O corregedor-geral da Justiça do Maranhão, Paulo Velten, destacou a importância da audiência. "São dados relevantes para todos nós, uma contribuição importante e temos que estar abertos a essas informações que são reais. Reafirmamos o compromisso das instituições republicanas. O crescimento e desenvolvimento econômico não podem vir com o sacrifício dessas comunidades tradicionais, da segurança, da justiça e da paz social”, enfatizou.


Participaram ainda da audiência lideranças de movimentos sociais do campo, povos indígenas e comunidades tradicionais, organizações da sociedade civil e universidades, conselheiros/as do CNDH e membros/as da Comissão Terra e Água, Conselho Nacional de Justiça, Fórum de Corregedores dos Tribunais de Justiça da região Matopiba e MPF - Grupo de Trabalho de Conflitos no Campo/Cerrado.


Finalizando o encontro, a Secretária Executiva da Campanha Cerrado e associada da AATR, Joice Bonfim, frisou que o processo de devastação do Cerrado é histórico, mas também é atual e tem sido cada vez mais acelerado. “O Matopiba é a expressão concreta, real e evidente desse processo de destruição. O que fica claro nessa audiência é que a expansão que é festejada e anunciada pelo estado brasileiro está calcada na ilegalidade. Em apenas quatro casos analisados, foi identificado que meio milhão de hectares de territórios tradicionais foram grilados, associados diretamente ao desmatamento”, apontou Joice.

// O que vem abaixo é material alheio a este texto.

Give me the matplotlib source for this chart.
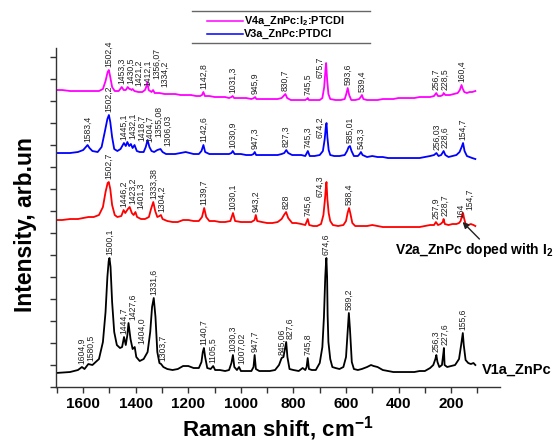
import numpy as np
import matplotlib.pyplot as plt
from matplotlib.ticker import MultipleLocator, NullFormatter
from matplotlib.lines import Line2D

plt.rcParams['font.family'] = 'Liberation Sans'
plt.rcParams['mathtext.fontset'] = 'custom'                                   # bold sub/superscripts
plt.rcParams['mathtext.rm'] = 'Liberation Sans:bold'
plt.rcParams['mathtext.it'] = 'Liberation Sans:bold'
plt.rcParams['mathtext.bf'] = 'Liberation Sans:bold'

# Raman spectra, (shift cm-1, intensity) with the stacking offset already in
v1a = [(1705, 14), (1650, 15), (1620, 17), (1604.9, 20), (1595, 18), (1580.5, 23), (1565, 22),
       (1540, 28), (1525, 45), (1515, 75), (1508, 110), (1503, 126), (1500.1, 129), (1496, 120),
       (1490, 85), (1482, 55), (1472, 42), (1460, 39), (1452, 40), (1444.7, 50), (1438, 42),
       (1432, 52), (1427.6, 64),
       (1420, 48), (1412, 38), (1404, 40), (1398, 30), (1385, 26), (1370, 28), (1355, 35),
       (1345, 55), (1338, 80), (1331.6, 89), (1325, 70), (1318, 35), (1310, 24), (1303.7, 23),
       (1295, 20), (1280, 18), (1260, 17), (1240, 18), (1220, 21), (1200, 21), (1180, 19),
       (1160, 19), (1150, 25), (1145, 35), (1140.7, 39), (1136, 30), (1128, 19), (1115, 18),
       (1105.5, 21), (1098, 17), (1080, 17), (1060, 16), (1045, 17), (1036, 24), (1030.3, 32),
       (1025, 20), (1015, 17), (1007.02, 20), (1000, 16), (980, 16), (960, 16), (952, 20),
       (947.7, 32), (943, 18), (930, 16), (910, 16), (890, 16), (870, 17), (855, 22), (845.06, 29),
       (838, 30), (831, 40), (827.6, 45), (823, 30), (815, 18), (800, 17), (780, 16), (765, 19),
       (755, 17), (750, 20), (745.8, 29), (741, 18), (730, 17), (715, 17), (700, 24), (690, 40),
       (684, 70), (679, 110), (676, 125), (674.6, 129), (672, 110), (670, 72), (667, 45), (660, 28),
       (652, 20), (640, 19),
       (625, 18), (610, 20), (600, 30), (594, 55), (589.2, 74), (585, 58), (578, 25), (570, 18),
       (555, 17), (540, 18), (520, 20), (505, 22), (495, 21), (480, 20), (460, 17), (440, 16),
       (420, 15), (400, 15), (380, 15), (360, 15), (340, 15), (320, 16), (300, 16), (280, 19),
       (268, 22), (260, 28), (256.3, 32), (252, 25), (245, 20), (235, 22), (229, 35), (227.6, 39),
       (225, 22), (215, 20), (200, 21), (185, 22), (170, 28), (162, 42), (157, 52), (155.6, 54),
       (152, 42), (145, 27), (135, 24), (125, 23), (115, 24), (108, 22)]

v2a = [(1705, 167), (1680, 167), (1650, 168), (1620, 168), (1600, 169), (1580, 170), (1560, 170),
       (1540, 172), (1525, 180), (1515, 195), (1507, 204), (1502.7, 205), (1497, 198), (1490, 182),
       (1480, 172), (1470, 170), (1455, 171), (1446.2, 177), (1440, 174), (1430, 178), (1423.2, 180),
       (1415, 174), (1408, 172), (1401.3, 175), (1395, 170), (1380, 168), (1365, 168), (1350, 170),
       (1342, 178), (1333.38, 185), (1326, 176), (1318, 170), (1310, 171), (1304.2, 172), (1298, 168),
       (1280, 166), (1260, 165), (1240, 165), (1220, 167), (1200, 167), (1180, 166), (1160, 166),
       (1148, 170), (1139.7, 179), (1132, 170), (1120, 166), (1100, 166), (1080, 165), (1060, 165),
       (1040, 166), (1030.1, 174), (1022, 166), (1000, 165), (980, 165), (960, 165), (948, 167),
       (943.2, 172), (938, 166), (920, 165), (900, 164), (880, 164), (860, 165), (845, 168),
       (836, 172), (828, 175), (820, 169), (805, 164), (790, 164), (770, 163), (755, 162),
       (745.6, 168), (740, 162), (725, 161), (710, 161), (695, 163), (686, 172), (680, 188),
       (676, 202), (674.3, 205), (671, 188), (666, 174), (660, 166), (650, 162), (630, 161),
       (610, 162), (600, 166), (594, 174), (588.4, 179), (583, 173), (576, 164), (565, 161),
       (540, 161), (520, 161), (500, 162), (480, 161), (460, 160), (440, 160), (420, 160),
       (400, 160), (380, 160), (360, 160), (340, 160), (320, 160), (300, 161), (280, 162),
       (265, 162), (257.9, 165), (250, 162), (240, 163), (232, 165), (228.7, 168), (224, 163),
       (210, 162), (195, 163), (180, 163), (170, 164), (164, 166), (160, 170), (156, 174),
       (154.7, 174), (151, 169), (145, 163), (135, 162), (125, 163), (115, 162), (108, 161)]

v3a = [(1705, 234), (1680, 234), (1650, 234), (1620, 235), (1600, 237), (1590, 240), (1583.4, 242),
       (1576, 239), (1565, 236), (1545, 235), (1530, 240), (1518, 255), (1508, 268), (1502.2, 272),
       (1497, 265), (1490, 250), (1482, 238), (1470, 236), (1458, 238), (1445.1, 244), (1438, 241),
       (1432.1, 245), (1425, 241), (1418.7, 243), (1412, 239), (1404.7, 242), (1396, 236),
       (1385, 235), (1370, 235), (1362, 240), (1355.08, 247), (1348, 240), (1340, 236), (1330, 235),
       (1318, 237), (1306.03, 238), (1298, 235), (1285, 233), (1270, 233), (1250, 233), (1230, 234),
       (1210, 235), (1195, 234), (1180, 233), (1160, 233), (1150, 236), (1142.6, 242), (1136, 235),
       (1120, 233), (1100, 233), (1080, 233), (1060, 233), (1045, 233), (1036, 234), (1030.9, 236),
       (1024, 233), (1000, 233), (980, 232), (960, 232), (952, 233), (947.3, 235), (942, 232),
       (920, 232), (900, 232), (880, 232), (860, 232), (845, 233), (835, 234), (827.3, 237),
       (820, 234), (805, 232), (790, 232), (770, 232), (755, 231), (745.3, 236), (738, 231),
       (720, 231), (700, 232), (688, 236), (681, 248), (677, 260), (674.2, 264), (671, 250),
       (666, 237), (660, 232), (645, 231), (625, 231), (605, 232), (596, 236), (590, 240),
       (585.01, 241), (579, 236), (570, 231), (555, 231), (548, 233), (543.3, 235), (537, 232),
       (520, 230), (500, 231), (480, 230), (460, 230), (440, 229), (420, 229), (400, 229),
       (380, 229), (360, 229), (340, 229), (320, 229), (300, 230), (280, 231), (265, 232),
       (256.03, 234), (248, 231), (238, 232), (228.6, 236), (222, 232), (210, 230), (195, 231),
       (180, 232), (168, 235), (160, 240), (154.7, 244), (149, 236), (140, 231), (130, 230),
       (120, 229), (108, 228)]

v4a = [(1705, 297), (1680, 297), (1650, 296), (1620, 296), (1600, 296), (1580, 296), (1560, 296),
       (1540, 296), (1525, 298), (1515, 306), (1507, 315), (1502.4, 317), (1497, 310), (1490, 300),
       (1480, 296), (1465, 296), (1453.3, 300), (1446, 297), (1438, 297), (1430.5, 300), (1424, 298),
       (1421.2, 298), (1416, 297), (1412.1, 298), (1405, 296), (1390, 295), (1375, 295), (1365, 297),
       (1360, 300), (1356.07, 305), (1351, 297), (1340, 295), (1334.2, 297), (1328, 294), (1310, 294),
       (1290, 293), (1270, 293), (1250, 293), (1230, 292), (1210, 292), (1190, 292), (1170, 291),
       (1155, 291), (1148, 292), (1142.8, 295), (1137, 291), (1120, 291), (1100, 290), (1080, 290),
       (1060, 290), (1045, 289), (1036, 290), (1031.3, 291), (1026, 289), (1000, 289), (980, 289),
       (960, 288), (950, 289), (945.9, 290), (941, 288), (920, 288), (900, 288), (880, 288),
       (860, 288), (845, 289), (838, 291), (830.7, 293), (824, 289), (810, 287), (790, 287),
       (770, 287), (755, 287), (749, 288), (745.5, 289), (741, 287), (720, 287), (700, 287),
       (690, 289), (683, 300), (678, 318), (675.7, 324), (672, 308), (667, 293), (660, 288),
       (640, 287), (620, 287), (605, 288), (599, 293), (593.6, 299), (588, 292), (580, 287),
       (565, 287), (550, 288), (544, 290), (539.4, 292), (534, 288), (520, 287), (500, 287),
       (480, 287), (460, 288), (440, 288), (420, 288), (400, 289), (380, 289), (360, 289),
       (340, 289), (320, 290), (300, 290), (280, 290), (265, 291), (256.7, 294), (250, 291),
       (240, 291), (232, 292), (228.5, 294), (222, 292), (205, 292), (190, 293), (175, 294),
       (167, 297), (163, 300), (160.4, 302), (157, 299), (150, 295), (140, 294), (130, 295),
       (120, 295), (108, 296)]

# assigned peak positions written on the plot
v1a_peaks = ['1604,9', '1580,5', '1500,1', '1444,7', '1427,6', '1404,0', '1331,6', '1303,7',
             '1140,7', '1105,5', '1030,3', '1007,02', '947,7', '845,06', '827,6', '745,8',
             '674,6', '589,2', '256,3', '227,6', '155,6']
v2a_peaks = ['1502,7', '1446,2', '1423,2', '1401,3', '1333,38', '1304,2', '1139,7', '1030,1',
             '943,2', '828', '745,6', '674,3', '588,4', '257,9', '228,7', '164', '154,7']
v3a_peaks = ['1583,4', '1502,2', '1445,1', '1432,1', '1418,7', '1404,7', '1355,08', '1306,03',
             '1142,6', '1030,9', '947,3', '827,3', '745,3', '674,2', '585,01', '543,3', '256,03',
             '228,6', '154,7']
v4a_peaks = ['1502,4', '1453,3', '1430,5', '1421,2', '1412,1', '1356,07', '1334,2', '1142,8',
             '1031,3', '945,9', '830,7', '745,5', '675,7', '593,6', '539,4', '256,7', '228,5',
             '160,4']

names = ['V1a_ZnPc', 'V2a_ZnPc doped with I$_2$', 'V3a_ZnPc:PTDCI', 'V4a_ZnPc:I$_2$:PTCDI']
colors = ['black', '#ff0000', '#0000ff', '#ff00ff']

fig = plt.figure(figsize=(5.6, 4.45), dpi=100)
ax = fig.add_axes([0.0993, 0.1303, 0.7936, 0.7618])

beside = ['675,7', '674,2', '674,3']                                           # tall peaks: label goes next to the line

def peak_labels(d, peaks, dy=3, gap=33):
    last = 1e9
    for p in peaks:                                                            # peaks run left to right
        w = float(p.replace(',', '.'))
        h = np.interp(w, d[::-1, 0], d[::-1, 1])                             # height of curve at the peak
        xt = min(w, last - gap)                                                # push crowded labels apart
        last = xt
        yt = h + dy
        if p in beside:
            xt = w + 24; yt = h - 15
        ax.text(xt, yt, p, rotation=90, ha='center', va='bottom', fontsize=6.2, color='#222222')

spectra = [v1a, v2a, v3a, v4a]
peaks = [v1a_peaks, v2a_peaks, v3a_peaks, v4a_peaks]
lines = []
for pts, pk, c in zip(spectra, peaks, colors):
    d = np.array(pts)
    ln, = ax.plot(d[:, 0], d[:, 1], color=c, lw=1.3)
    lines.append(ln)
    peak_labels(d, pk)

ax.set_xlim(1705, 14)
ax.set_ylim(0, 339)
ax.spines['top'].set_visible(False)
ax.spines['right'].set_visible(False)
for s in ['left', 'bottom']:
    ax.spines[s].set_color('#333333')
    ax.spines[s].set_linewidth(1.0)

ax.set_xticks(range(200, 1601, 200))
ax.xaxis.set_minor_locator(MultipleLocator(100))
ax.yaxis.set_major_locator(MultipleLocator(22))
ax.yaxis.set_major_formatter(NullFormatter())
ax.tick_params(which='both', direction='out', length=4, width=1, color='#333333')
ax.tick_params(axis='x', labelsize=11, pad=3)
for t in ax.get_xticklabels():
    t.set_fontweight('bold')

ax.set_xlabel('Raman shift, cm$^{-1}$', fontsize=16, fontweight='bold')
ax.xaxis.set_label_coords(0.5, -0.08)
ax.set_ylabel('Intensity, arb.un', fontsize=16.5, fontweight='bold')
ax.yaxis.set_label_coords(-0.042, 0.478)

# series names
ax.text(82, 17, names[0], fontsize=10.5, fontweight='bold', va='center', ha='left', clip_on=False)
ax.text(413, 137, names[1], fontsize=10, fontweight='bold', va='center', ha='left', clip_on=False)
ax.annotate('', xy=(164, 167), xytext=(85, 146),
            arrowprops=dict(arrowstyle='-|>', color='#222222', lw=1.0, mutation_scale=9))

# legend box with only top and bottom rules
for yy in [1 - 11/445, 1 - 43/445]:
    fig.add_artist(Line2D([192/560, 370/560], [yy, yy], color='#666666', lw=1.0,
                          transform=fig.transFigure))
for i, (ln, nm) in enumerate([(lines[3], names[3]), (lines[2], names[2])]):
    yy = 1 - (21 + 12.5*i)/445
    fig.add_artist(Line2D([207/560, 243/560], [yy, yy], color=ln.get_color(), lw=1.1,
                          transform=fig.transFigure))
    fig.text(244/560, yy, nm, fontsize=7.8, fontweight='bold', va='center', ha='left')

fig.savefig('out.png', dpi=100)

O estudo conta com recomendações que objetivam fortalecer a reversão deste cenário. Nesse sentido, Joice apontou princípios básicos que não são efetivados. “A gente não consegue avançar no combate às inconstitucionalidades das leis de terra estaduais, de fiscalização das atividades cartoriais. É aceitável que uma ação discriminatória de 40 anos não seja cumprida? As recomendações estão falando do cumprimento de legislação, de demarcação de territórios tradicionais, de consulta e consentimento prévio, livre e informado, de articulação entre as agendas ambientais e agrárias”, finalizou.